→ **The task**
Reproduce word for word the lines from the beginning of the entries to the line with "const markerIdx = [0, 1, 17, 22];", both included, but none of the pictures.
>> start
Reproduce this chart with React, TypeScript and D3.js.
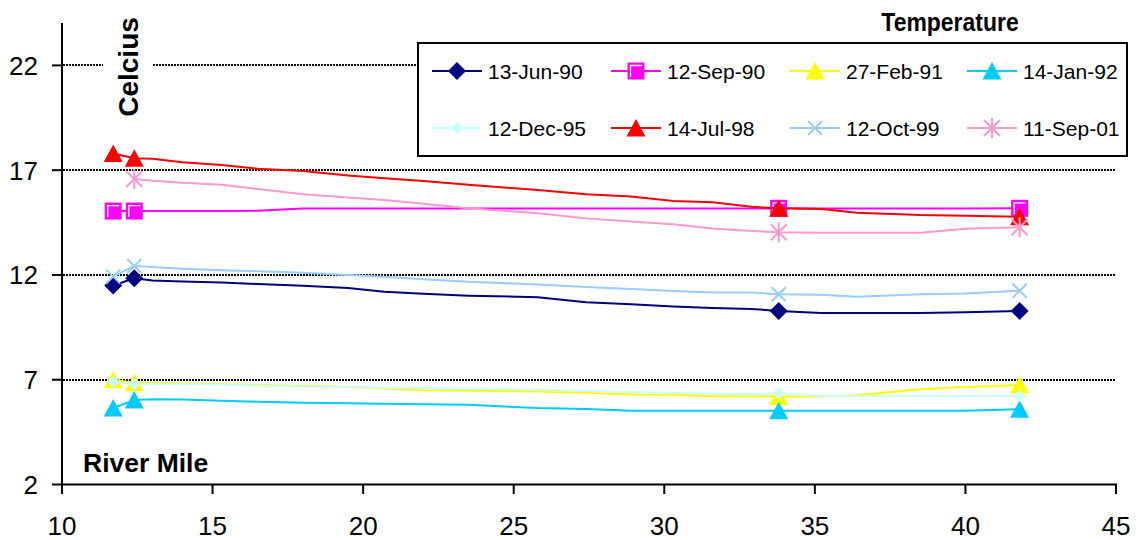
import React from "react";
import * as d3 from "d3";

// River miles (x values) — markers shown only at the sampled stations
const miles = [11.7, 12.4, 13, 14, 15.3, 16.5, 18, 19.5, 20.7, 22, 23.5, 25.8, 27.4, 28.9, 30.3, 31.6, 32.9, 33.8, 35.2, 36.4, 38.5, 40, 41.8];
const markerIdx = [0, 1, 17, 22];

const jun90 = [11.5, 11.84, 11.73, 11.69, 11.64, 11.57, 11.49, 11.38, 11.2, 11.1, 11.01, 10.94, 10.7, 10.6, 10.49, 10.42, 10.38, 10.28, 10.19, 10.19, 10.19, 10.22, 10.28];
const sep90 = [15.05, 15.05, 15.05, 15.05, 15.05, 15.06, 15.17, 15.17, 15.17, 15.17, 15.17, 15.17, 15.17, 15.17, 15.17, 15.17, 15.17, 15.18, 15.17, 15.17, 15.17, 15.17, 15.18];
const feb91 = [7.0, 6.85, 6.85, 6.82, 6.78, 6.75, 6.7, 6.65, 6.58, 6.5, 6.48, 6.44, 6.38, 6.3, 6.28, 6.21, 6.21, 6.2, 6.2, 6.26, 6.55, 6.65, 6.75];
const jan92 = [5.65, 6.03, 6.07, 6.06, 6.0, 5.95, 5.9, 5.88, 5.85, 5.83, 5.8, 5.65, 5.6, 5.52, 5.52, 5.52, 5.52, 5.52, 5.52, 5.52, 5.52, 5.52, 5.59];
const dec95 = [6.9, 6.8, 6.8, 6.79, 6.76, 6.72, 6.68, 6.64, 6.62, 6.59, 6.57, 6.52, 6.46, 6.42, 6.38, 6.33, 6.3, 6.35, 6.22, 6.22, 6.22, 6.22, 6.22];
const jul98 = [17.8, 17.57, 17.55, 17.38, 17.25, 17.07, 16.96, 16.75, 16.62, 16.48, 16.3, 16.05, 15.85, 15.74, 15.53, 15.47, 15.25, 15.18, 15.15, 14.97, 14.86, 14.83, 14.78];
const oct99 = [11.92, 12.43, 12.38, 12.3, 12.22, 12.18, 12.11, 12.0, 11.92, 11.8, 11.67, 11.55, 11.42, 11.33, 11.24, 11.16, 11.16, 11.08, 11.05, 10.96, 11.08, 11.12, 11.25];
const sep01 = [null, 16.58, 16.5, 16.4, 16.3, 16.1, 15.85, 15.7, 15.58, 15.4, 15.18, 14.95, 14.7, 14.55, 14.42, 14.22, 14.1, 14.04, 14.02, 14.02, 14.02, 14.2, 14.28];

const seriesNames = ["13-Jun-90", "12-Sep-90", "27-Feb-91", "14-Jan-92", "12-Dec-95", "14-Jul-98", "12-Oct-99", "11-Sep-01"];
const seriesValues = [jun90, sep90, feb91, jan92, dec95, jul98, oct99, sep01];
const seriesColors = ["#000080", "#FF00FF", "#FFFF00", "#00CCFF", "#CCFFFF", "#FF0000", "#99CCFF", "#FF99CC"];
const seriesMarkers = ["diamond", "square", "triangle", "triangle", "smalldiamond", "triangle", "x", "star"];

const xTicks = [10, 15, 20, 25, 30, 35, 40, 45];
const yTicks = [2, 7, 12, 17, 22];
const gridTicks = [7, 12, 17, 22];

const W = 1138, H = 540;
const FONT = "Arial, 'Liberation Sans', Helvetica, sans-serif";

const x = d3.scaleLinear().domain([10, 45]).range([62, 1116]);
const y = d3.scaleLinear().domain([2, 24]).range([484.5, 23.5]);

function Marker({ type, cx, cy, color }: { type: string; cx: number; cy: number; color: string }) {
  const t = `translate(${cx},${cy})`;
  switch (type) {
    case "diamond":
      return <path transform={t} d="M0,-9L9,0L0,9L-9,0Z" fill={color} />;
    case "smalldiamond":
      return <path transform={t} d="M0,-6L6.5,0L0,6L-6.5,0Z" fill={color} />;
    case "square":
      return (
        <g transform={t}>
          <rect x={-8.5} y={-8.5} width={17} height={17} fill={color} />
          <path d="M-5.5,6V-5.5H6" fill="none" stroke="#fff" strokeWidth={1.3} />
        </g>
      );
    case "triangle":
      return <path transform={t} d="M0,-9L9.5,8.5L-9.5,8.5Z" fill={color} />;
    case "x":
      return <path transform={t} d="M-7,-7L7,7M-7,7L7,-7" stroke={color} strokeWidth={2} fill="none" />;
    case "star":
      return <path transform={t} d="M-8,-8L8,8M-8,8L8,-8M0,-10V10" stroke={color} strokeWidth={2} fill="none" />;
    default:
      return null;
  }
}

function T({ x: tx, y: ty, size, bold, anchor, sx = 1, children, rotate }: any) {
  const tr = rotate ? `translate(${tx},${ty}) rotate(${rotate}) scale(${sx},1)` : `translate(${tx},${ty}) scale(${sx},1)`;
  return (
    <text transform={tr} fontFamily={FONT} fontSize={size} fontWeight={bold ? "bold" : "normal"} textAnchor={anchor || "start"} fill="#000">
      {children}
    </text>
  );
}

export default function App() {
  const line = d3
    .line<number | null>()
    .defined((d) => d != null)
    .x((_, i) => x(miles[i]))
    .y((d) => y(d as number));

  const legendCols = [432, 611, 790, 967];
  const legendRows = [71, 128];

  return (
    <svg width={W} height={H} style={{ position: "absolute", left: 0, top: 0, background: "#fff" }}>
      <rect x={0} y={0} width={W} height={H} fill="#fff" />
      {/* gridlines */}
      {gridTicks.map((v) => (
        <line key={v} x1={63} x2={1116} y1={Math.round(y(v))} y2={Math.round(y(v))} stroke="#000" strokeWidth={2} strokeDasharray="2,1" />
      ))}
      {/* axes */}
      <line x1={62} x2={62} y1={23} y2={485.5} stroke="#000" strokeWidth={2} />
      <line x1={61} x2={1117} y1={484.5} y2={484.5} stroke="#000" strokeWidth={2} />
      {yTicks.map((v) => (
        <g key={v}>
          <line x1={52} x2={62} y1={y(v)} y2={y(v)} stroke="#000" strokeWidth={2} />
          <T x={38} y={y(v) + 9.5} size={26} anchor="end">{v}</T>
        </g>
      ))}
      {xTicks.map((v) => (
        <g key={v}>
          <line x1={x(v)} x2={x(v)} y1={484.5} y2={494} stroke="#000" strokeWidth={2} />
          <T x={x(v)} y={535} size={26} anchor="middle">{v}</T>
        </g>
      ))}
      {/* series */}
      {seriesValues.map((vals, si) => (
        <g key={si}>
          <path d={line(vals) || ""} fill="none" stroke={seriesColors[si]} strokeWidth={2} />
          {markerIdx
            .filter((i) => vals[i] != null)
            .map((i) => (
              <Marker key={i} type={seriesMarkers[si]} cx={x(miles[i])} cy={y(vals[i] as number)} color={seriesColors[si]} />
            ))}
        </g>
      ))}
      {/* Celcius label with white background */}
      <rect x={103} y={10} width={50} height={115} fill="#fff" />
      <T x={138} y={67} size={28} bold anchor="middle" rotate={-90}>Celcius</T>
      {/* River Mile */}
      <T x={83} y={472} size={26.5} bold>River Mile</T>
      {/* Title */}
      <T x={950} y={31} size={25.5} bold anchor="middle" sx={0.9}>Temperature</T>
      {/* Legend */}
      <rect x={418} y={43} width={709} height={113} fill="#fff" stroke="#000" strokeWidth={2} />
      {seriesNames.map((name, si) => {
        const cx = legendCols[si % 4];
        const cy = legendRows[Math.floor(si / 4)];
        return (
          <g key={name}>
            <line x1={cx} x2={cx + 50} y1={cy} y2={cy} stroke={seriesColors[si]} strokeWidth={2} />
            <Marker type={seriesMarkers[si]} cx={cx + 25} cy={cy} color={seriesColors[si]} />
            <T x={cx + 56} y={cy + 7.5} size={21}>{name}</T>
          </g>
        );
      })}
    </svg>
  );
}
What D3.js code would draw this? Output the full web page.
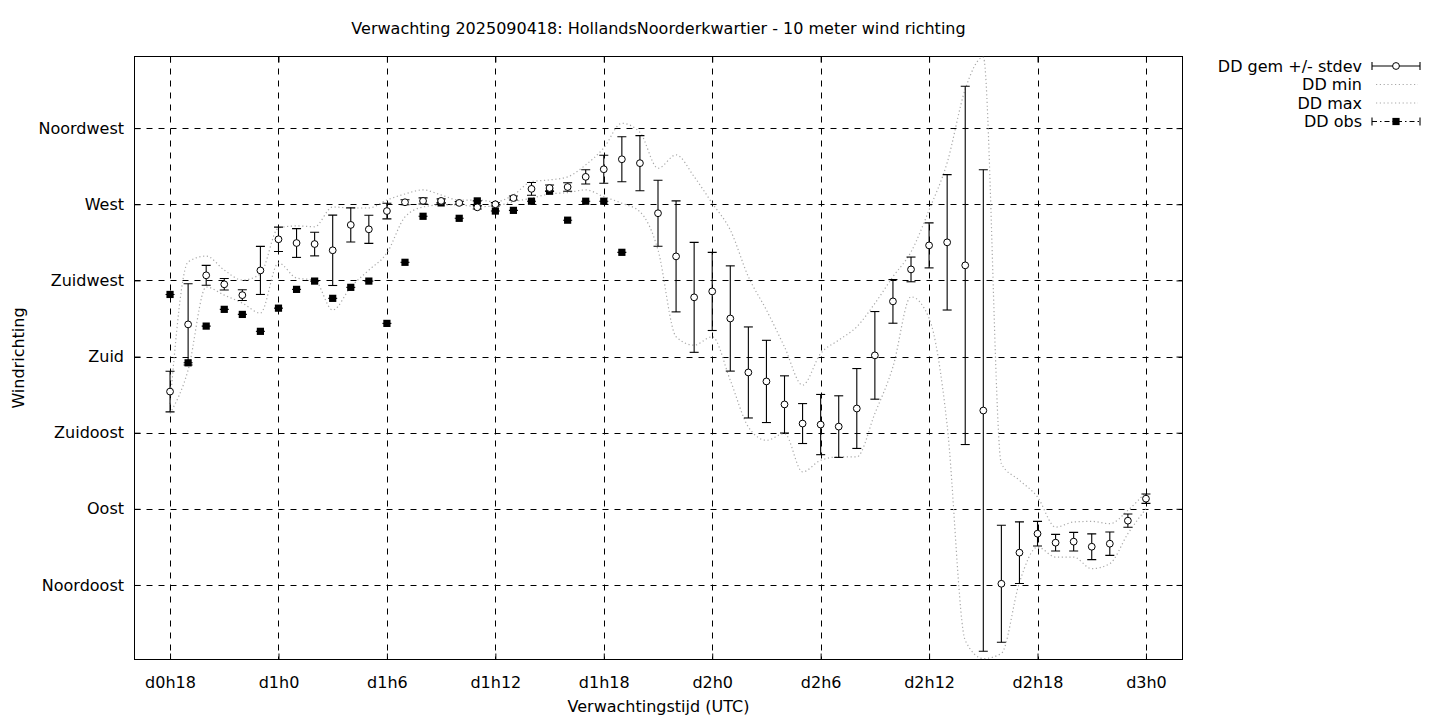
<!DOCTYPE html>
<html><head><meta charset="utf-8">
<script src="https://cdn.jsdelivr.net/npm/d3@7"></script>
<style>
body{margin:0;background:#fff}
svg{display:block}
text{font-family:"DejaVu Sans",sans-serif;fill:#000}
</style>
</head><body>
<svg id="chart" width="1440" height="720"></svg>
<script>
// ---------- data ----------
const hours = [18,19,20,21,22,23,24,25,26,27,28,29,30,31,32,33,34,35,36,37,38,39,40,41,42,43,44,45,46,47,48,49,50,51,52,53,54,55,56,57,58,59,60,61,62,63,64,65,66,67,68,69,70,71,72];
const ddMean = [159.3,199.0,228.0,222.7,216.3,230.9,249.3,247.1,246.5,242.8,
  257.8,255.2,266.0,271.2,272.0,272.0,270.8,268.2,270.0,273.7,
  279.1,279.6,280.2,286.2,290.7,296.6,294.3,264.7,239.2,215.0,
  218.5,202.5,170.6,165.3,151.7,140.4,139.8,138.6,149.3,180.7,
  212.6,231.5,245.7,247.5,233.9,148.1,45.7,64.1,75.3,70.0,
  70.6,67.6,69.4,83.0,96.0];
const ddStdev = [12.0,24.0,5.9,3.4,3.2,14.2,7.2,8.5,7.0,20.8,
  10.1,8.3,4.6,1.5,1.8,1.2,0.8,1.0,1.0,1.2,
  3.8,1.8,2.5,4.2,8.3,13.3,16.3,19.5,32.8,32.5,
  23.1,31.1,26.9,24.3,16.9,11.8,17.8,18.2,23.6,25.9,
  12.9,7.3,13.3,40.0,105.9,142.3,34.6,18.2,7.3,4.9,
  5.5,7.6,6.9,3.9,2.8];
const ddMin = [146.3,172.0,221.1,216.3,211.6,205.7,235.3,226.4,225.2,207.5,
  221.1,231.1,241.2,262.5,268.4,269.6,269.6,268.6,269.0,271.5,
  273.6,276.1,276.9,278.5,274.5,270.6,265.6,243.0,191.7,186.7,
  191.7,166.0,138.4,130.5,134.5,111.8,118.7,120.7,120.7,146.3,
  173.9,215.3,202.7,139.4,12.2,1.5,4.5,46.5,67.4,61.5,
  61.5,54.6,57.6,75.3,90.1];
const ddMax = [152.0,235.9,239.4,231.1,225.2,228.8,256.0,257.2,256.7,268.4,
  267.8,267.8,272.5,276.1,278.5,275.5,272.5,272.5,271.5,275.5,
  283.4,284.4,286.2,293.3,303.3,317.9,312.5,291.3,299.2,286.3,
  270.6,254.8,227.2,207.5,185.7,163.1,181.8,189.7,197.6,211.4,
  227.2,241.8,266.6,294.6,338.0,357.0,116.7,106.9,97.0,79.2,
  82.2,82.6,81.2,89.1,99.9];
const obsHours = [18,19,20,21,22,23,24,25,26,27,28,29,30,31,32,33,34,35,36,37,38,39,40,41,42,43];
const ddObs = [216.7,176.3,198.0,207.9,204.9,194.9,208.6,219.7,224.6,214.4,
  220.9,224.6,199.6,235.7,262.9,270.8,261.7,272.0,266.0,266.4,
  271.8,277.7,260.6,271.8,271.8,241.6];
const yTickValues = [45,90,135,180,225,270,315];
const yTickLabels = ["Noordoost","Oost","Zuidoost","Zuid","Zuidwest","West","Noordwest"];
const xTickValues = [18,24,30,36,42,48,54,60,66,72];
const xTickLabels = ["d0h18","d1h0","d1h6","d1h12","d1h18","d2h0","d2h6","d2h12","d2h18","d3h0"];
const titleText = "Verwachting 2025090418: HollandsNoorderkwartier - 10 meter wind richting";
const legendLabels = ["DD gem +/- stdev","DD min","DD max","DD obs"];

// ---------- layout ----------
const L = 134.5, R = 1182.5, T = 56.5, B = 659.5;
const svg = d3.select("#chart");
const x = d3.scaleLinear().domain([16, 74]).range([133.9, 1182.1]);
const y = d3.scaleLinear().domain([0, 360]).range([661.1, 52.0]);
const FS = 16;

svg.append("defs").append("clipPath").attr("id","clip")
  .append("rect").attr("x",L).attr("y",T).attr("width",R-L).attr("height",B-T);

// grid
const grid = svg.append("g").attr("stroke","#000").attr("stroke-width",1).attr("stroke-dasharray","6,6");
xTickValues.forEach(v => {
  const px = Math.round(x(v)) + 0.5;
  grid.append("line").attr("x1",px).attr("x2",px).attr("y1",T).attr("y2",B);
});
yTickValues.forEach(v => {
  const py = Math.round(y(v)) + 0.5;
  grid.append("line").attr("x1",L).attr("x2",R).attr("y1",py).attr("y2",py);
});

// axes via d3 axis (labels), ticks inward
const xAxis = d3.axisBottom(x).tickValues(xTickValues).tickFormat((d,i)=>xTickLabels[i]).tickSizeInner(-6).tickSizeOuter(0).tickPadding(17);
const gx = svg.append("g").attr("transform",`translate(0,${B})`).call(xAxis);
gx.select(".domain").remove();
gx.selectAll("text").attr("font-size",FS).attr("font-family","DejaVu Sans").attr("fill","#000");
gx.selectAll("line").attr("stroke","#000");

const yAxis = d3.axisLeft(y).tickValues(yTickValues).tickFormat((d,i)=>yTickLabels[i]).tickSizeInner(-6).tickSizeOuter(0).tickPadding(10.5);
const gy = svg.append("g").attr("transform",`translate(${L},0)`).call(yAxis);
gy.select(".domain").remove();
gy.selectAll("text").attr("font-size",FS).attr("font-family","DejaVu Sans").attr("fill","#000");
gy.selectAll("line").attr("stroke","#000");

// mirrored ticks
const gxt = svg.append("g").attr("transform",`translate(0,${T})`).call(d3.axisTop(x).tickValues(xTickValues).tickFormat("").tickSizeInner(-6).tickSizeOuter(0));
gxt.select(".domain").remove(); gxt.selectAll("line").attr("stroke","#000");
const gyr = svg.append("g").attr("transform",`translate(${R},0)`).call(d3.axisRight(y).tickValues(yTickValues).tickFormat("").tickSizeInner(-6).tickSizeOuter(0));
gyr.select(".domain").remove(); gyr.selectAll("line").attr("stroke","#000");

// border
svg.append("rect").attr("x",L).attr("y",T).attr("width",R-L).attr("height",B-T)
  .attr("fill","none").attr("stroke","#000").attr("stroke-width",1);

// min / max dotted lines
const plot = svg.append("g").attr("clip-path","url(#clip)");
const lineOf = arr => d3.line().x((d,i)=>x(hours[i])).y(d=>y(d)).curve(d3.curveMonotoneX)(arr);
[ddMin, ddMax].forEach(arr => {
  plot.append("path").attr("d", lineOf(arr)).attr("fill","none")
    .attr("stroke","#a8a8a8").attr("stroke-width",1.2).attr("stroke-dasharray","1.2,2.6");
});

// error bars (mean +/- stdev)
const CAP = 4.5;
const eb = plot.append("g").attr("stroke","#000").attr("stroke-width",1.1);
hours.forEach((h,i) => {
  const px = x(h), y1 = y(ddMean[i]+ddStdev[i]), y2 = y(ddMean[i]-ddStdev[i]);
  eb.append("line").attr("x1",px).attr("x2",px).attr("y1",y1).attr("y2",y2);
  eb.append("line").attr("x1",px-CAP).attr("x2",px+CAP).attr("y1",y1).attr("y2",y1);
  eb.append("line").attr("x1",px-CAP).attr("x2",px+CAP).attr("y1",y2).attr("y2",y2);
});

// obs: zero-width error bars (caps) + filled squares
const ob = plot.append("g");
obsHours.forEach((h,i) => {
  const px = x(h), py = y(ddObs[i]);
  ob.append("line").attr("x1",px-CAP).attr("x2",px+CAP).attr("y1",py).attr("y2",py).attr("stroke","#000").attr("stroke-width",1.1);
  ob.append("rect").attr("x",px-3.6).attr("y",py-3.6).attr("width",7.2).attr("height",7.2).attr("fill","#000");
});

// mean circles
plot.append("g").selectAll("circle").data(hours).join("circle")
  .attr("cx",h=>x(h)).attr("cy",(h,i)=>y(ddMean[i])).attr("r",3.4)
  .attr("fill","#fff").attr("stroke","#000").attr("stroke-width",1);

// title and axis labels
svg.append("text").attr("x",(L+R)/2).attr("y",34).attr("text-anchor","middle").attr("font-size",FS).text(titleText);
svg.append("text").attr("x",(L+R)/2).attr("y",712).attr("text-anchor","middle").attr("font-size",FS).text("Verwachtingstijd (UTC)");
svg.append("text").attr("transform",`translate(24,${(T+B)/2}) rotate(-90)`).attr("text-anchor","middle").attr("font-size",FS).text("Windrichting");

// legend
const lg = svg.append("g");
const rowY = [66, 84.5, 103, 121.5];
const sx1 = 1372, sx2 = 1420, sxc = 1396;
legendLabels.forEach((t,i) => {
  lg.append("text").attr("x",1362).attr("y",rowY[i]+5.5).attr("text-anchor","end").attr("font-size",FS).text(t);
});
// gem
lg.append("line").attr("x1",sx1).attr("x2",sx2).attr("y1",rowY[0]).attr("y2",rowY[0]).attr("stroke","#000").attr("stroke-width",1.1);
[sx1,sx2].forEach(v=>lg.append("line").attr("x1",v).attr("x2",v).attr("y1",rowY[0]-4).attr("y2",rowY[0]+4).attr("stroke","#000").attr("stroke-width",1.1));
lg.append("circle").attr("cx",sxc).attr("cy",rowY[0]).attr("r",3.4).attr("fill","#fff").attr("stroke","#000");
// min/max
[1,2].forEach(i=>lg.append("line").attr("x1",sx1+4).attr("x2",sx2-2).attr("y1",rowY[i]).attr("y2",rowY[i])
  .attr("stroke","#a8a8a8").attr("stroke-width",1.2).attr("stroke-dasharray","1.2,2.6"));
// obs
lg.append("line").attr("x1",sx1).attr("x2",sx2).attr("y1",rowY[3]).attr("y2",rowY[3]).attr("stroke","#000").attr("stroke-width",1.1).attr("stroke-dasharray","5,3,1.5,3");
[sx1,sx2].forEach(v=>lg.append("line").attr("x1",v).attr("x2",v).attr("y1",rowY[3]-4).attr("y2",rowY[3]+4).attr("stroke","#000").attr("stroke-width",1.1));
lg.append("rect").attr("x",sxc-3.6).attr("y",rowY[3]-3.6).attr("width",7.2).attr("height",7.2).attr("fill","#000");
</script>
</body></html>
>> end
→ **Completed task**
Reproduce this chart with React, TypeScript and D3.js.
import React from "react";
import * as d3 from "d3";

// River miles (x values) — markers shown only at the sampled stations
const miles = [11.7, 12.4, 13, 14, 15.3, 16.5, 18, 19.5, 20.7, 22, 23.5, 25.8, 27.4, 28.9, 30.3, 31.6, 32.9, 33.8, 35.2, 36.4, 38.5, 40, 41.8];
const markerIdx = [0, 1, 17, 22];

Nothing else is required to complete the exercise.